The Attempt at a Solution

I tried my old trick
I tried to separating the 4 terms into 2 pairs and try to find a common factor in the form of $\lambda + z$ between them,
$$
-\lambda ^2 (\lambda -2-2i) - 3i\lambda -1+i
$$
It doesn't seem to work.
$$
-\lambda (\lambda^2 +3i) - (2+2i)\lambda -1+i
$$
Nope.
And I am out of tricks.
Should I keep trying to factorize it or there is something else I should do about polynomial with complex coefficient?

 

[Ray Vickson]

Homework Statement

Find roots of
$$
-\lambda ^3 +(2+2i)\lambda^2-3i\lambda-(1-i) = 0
$$

Homework Equations

The Attempt at a Solution

I tried my old trick
I tried to separating the 4 terms into 2 pairs and try to find a common factor in the form of $\lambda + z$ between them,
$$
-\lambda ^2 (\lambda -2-2i) - 3i\lambda -1+i
$$
It doesn't seem to work.
$$
-\lambda (\lambda^2 +3i) - (2+2i)\lambda -1+i
$$
Nope.
And I am out of tricks.
Should I keep trying to factorize it or there is something else I should do about polynomial with complex coefficient?

You can use Cardano's formula for the solution of a cubic.
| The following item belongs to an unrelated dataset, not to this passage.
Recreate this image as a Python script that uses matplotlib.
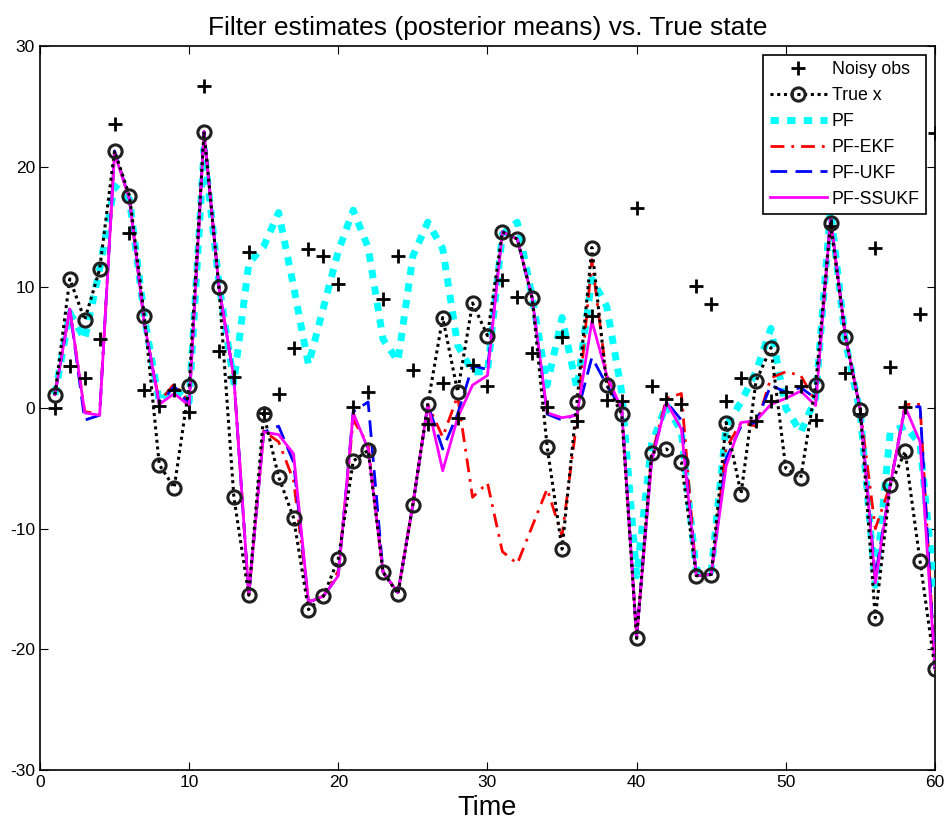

It works for any coefficients, not just for real ones.

 

[LCKurtz]

The roots are $1,~i,~1+i$.

 

[fresh_42]

The shortest way is usually to guess one root, divide the polynomial by the corresponding linear factor and solve the quadratic rest polynomial. That $1$ is a root helps a lot.